Segundo Habermas (1987), o mundo da vida é o espaço da comunicação cotidiana, onde se constroem significados compartilhados. No contexto da justiça Multiportas, é nele que se definem as necessidades reais das partes e a viabilidade de caminhos como a negociação, a mediação, a conciliação, a facilitação e/ou a arbitragem.
3 Dogmática e Hermenêutica: Regras e Interpretação a Serviço da Vida
As regras de conduta, equivalentes ao regulamento da partida, têm papel estruturante. Elas garantem previsibilidade, segurança e estabilidade ao sistema. Contudo, como lembra Streck (2014), a dogmática jurídica não pode ser vista como um fim em si mesma, mas como uma construção histórica e interpretativa que deve dialogar com a realidade.
A hermenêutica jurídica, por sua vez, funciona como o olhar do técnico e do comentarista: um esforço constante de interpretação situada, capaz de ajustar a leitura das normas às contingências e complexidades da vida social.
4 Regras Sobre Regras: Constituição e Princípios como Instância de Controle Ético
Assim como a justiça esportiva atua como instância de controle ético das regras no campo do futebol, a Constituição Federal e os princípios fundamentais do direito brasileiro cumprem a função de estabelecer as “regras sobre as regras”. Trata-se de uma camada metanormativa que orienta a produção, a interpretação e a aplicação do direito. A Constituição, neste modelo, é o pacto ético-político que delimita os contornos da atuação estatal e dos mecanismos de resolução de disputas, garantindo a dignidade da pessoa humana, o acesso à justiça e a proporcionalidade das decisões (SARLET, 2002).
5 Considerações Finais
A metáfora futebolística permite visualizar que a justiça não começa nem termina nas regras. O jogo jurídico só ganha sentido quando conectado às dinâmicas do mundo da vida, hoje facilitadas e impulsionadas pela inteligência artificial. No contexto do sistema Multiportas, isso significa colocar os sujeitos, suas histórias e suas necessidades no centro do processo, utilizando a dogmática e a hermenêutica como positivismo ético estabilizador — e não como obstáculos.
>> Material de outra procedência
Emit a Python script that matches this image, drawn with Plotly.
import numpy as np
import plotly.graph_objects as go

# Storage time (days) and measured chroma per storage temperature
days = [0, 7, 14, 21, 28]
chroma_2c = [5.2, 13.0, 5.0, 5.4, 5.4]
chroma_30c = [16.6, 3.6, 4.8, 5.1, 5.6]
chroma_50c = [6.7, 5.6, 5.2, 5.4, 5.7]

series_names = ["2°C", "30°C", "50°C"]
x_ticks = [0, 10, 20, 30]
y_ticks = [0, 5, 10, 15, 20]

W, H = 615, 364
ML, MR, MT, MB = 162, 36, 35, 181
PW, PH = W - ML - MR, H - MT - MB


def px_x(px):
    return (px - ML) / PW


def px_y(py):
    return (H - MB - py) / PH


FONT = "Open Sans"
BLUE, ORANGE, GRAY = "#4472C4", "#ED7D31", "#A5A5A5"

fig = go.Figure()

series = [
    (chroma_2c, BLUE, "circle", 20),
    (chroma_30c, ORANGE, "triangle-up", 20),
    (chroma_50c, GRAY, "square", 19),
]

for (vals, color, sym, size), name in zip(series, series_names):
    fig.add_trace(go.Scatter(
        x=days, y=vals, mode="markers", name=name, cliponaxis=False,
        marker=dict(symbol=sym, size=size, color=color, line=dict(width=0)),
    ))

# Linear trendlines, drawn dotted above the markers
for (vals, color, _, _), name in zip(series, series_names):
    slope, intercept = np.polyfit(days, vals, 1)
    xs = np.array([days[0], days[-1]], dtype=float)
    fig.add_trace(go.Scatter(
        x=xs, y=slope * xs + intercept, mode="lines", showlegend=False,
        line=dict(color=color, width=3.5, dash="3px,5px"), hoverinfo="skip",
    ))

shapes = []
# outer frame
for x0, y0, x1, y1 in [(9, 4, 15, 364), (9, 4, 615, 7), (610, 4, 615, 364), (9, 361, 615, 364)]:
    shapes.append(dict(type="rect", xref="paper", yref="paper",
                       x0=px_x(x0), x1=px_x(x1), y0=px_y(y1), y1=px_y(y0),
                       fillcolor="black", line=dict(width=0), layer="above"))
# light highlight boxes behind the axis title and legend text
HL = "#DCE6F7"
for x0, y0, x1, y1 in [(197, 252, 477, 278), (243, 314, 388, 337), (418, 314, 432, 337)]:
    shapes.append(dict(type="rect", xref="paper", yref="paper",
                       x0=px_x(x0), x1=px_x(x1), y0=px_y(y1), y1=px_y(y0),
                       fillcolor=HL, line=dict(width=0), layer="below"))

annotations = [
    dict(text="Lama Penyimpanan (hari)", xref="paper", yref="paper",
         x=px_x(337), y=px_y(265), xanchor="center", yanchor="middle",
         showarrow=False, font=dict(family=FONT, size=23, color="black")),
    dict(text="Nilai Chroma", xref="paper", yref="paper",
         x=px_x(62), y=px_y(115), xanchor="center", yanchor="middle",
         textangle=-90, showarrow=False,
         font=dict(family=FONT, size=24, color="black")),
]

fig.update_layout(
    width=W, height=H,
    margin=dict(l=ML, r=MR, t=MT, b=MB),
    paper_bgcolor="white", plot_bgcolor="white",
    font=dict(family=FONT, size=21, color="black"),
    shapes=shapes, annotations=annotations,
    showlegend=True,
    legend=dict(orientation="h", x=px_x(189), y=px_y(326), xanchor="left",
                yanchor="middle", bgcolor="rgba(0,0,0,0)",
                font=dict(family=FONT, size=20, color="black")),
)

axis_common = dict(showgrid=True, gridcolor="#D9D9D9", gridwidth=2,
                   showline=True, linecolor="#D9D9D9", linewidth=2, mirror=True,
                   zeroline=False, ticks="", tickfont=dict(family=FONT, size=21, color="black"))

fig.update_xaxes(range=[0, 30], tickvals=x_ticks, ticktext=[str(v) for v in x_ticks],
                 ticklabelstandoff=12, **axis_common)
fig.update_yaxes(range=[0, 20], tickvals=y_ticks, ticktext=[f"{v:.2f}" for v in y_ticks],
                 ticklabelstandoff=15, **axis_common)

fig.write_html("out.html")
Assim como a seleção brasileira conquista o coração dos torcedores por jogar com alma, a justiça só se realizará plenamente quando for capaz de escutar e responder às complexidades humanas que a sustentam.
REFERÊNCIAS
HABERMAS, Jürgen. Teoria da Ação Comunicativa. Vol. 2: Sobre a Crítica da Razão Funcionalista. São Paulo: Martins Fontes, 1987.
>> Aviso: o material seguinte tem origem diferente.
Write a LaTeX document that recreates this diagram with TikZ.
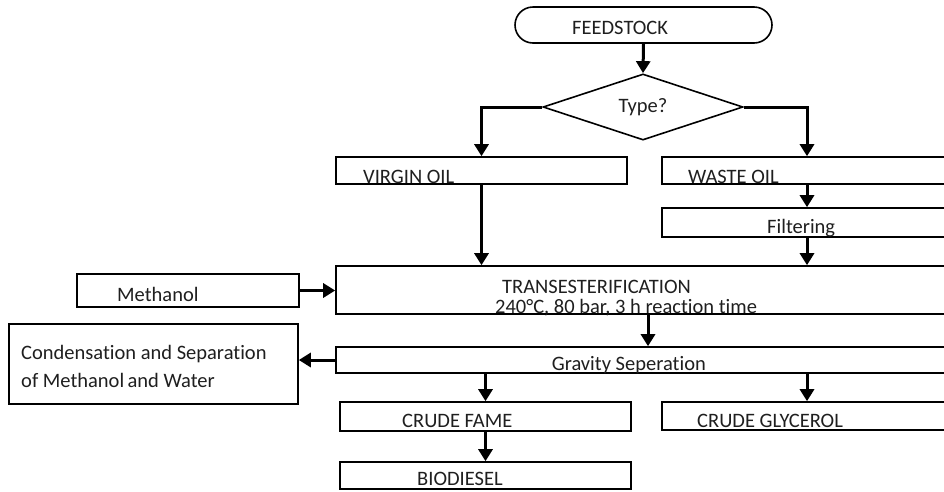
\documentclass[tikz,border=0pt]{standalone}
\usepackage{fontspec}
\setmainfont{Carlito}[RawFeature=-liga]
\usetikzlibrary{arrows.meta,shapes.geometric,shapes.misc}

\tikzset{
  box/.style={draw, line width=1.6pt, inner sep=0pt},
  txt/.style={inner sep=0pt, anchor=base west, text=black!88},
  flow/.style={line width=3pt, -{Triangle[width=14pt,length=12pt]}}
}

\begin{document}
\begin{tikzpicture}[x=1pt, y=-1pt, font=\fontsize{20.5}{28}\selectfont]
    \clip (0,0) rectangle (944,491);
    \fill[white] (0,0) rectangle (944,491);

    % start and decision
    \node[box, rounded rectangle, minimum width=257pt, minimum height=36pt] (feed) at (643.5,25) {};
    \node[txt] (feedtxt) at (572,34.5) {FEEDSTOCK};
    \node[box, diamond, minimum width=200pt, minimum height=57pt, text=black!88] (type) at (643,107) {Type?};

    % oil types
    \node[box, minimum width=291pt, minimum height=27pt] (virgin) at (481.5,170.5) {};
    \node[txt] (virgintxt) at (363,183) {VIRGIN OIL};
    \node[box, minimum width=290pt, minimum height=27pt] (waste) at (807,170.5) {};
    \node[txt] (wastetxt) at (688,183) {WASTE OIL};
    \node[box, minimum width=290pt, minimum height=29pt] (filter) at (807,222.5) {};
    \node[txt] (filtertxt) at (767,233) {Filtering};

    % reaction
    \node[box, minimum width=624pt, minimum height=48pt] (trans) at (648,290) {};
    \node[txt] (transtxt) at (502,293) {TRANSESTERIFICATION};
    \node[txt] (condtxt) at (495,313) {240°C, 80 bar, 3 h reaction time};
    \node[box, minimum width=222pt, minimum height=33pt] (meth) at (188,290.5) {};
    \node[txt] (methtxt) at (117,301) {Methanol};

    % separation
    \node[box, minimum width=624pt, minimum height=26pt] (grav) at (648,360) {};
    \node[txt, anchor=base east] (gravtxt) at (706,370) {Gravity Seperation};
    \node[box, minimum width=289pt, minimum height=80pt] (cond) at (153.5,364) {};
    \node[txt] (condtxta) at (21,359) {Condensation and Separation};
    \node[txt] (condtxtb) at (21,387) {of Methanol\,and Water};

    % products
    \node[box, minimum width=291pt, minimum height=29pt] (fame) at (485.5,416.5) {};
    \node[txt] (frametxt) at (402,427) {CRUDE FAME};
    \node[box, minimum width=291pt, minimum height=27pt] (bio) at (485.5,475.5) {};
    \node[txt] (biotxt) at (417,485) {BIODIESEL};
    \node[box, minimum width=290pt, minimum height=28pt] (glyc) at (807,416) {};
    \node[txt] (glyctxt) at (697,427) {CRUDE GLYCEROL};

    \draw[flow] (feed.south) -- (type.north);
    \draw[flow] (type.west) -| (virgin.north);
    \draw[flow] (type.east) -| (waste.north);
    \draw[flow] (virgin.south) -- (virgin.south |- trans.north);
    \draw[flow] (waste.south) -- (filter.north);
    \draw[flow] (filter.south) -- (filter.south |- trans.north);
    \draw[flow] (meth.east) -- (meth.east -| trans.west);
    \draw[flow] (trans.south) -- (grav.north);
    \draw[flow] (grav.west) -- (grav.west -| cond.east);
    \draw[flow] (fame.north |- grav.south) -- (fame.north);
    \draw[flow] (glyc.north |- grav.south) -- (glyc.north);
    \draw[flow] (fame.south) -- (bio.north);
\end{tikzpicture}
\end{document}
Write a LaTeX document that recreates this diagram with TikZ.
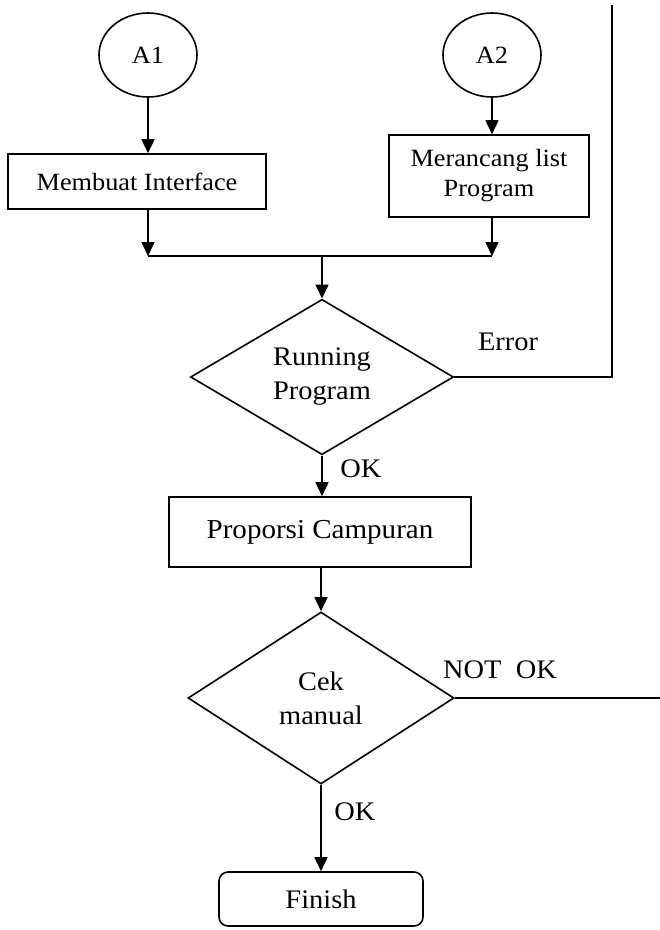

SARLET, Ingo Wolfgang. A eficácia dos direitos fundamentais. 5. ed. Porto Alegre: Livraria do Advogado, 2002.
STRECK, Lenio Luiz. Hermenêutica Jurídica e(m) Crise: uma exploração hermenêutica da construção do direito. 9. ed. Porto Alegre: Livraria do Advogado, 2014.
VASCONCELOS, Carlos Eduardo. Mediação de Conflitos e Práticas Restaurativas. 8. ed. São Paulo: Método, 2023.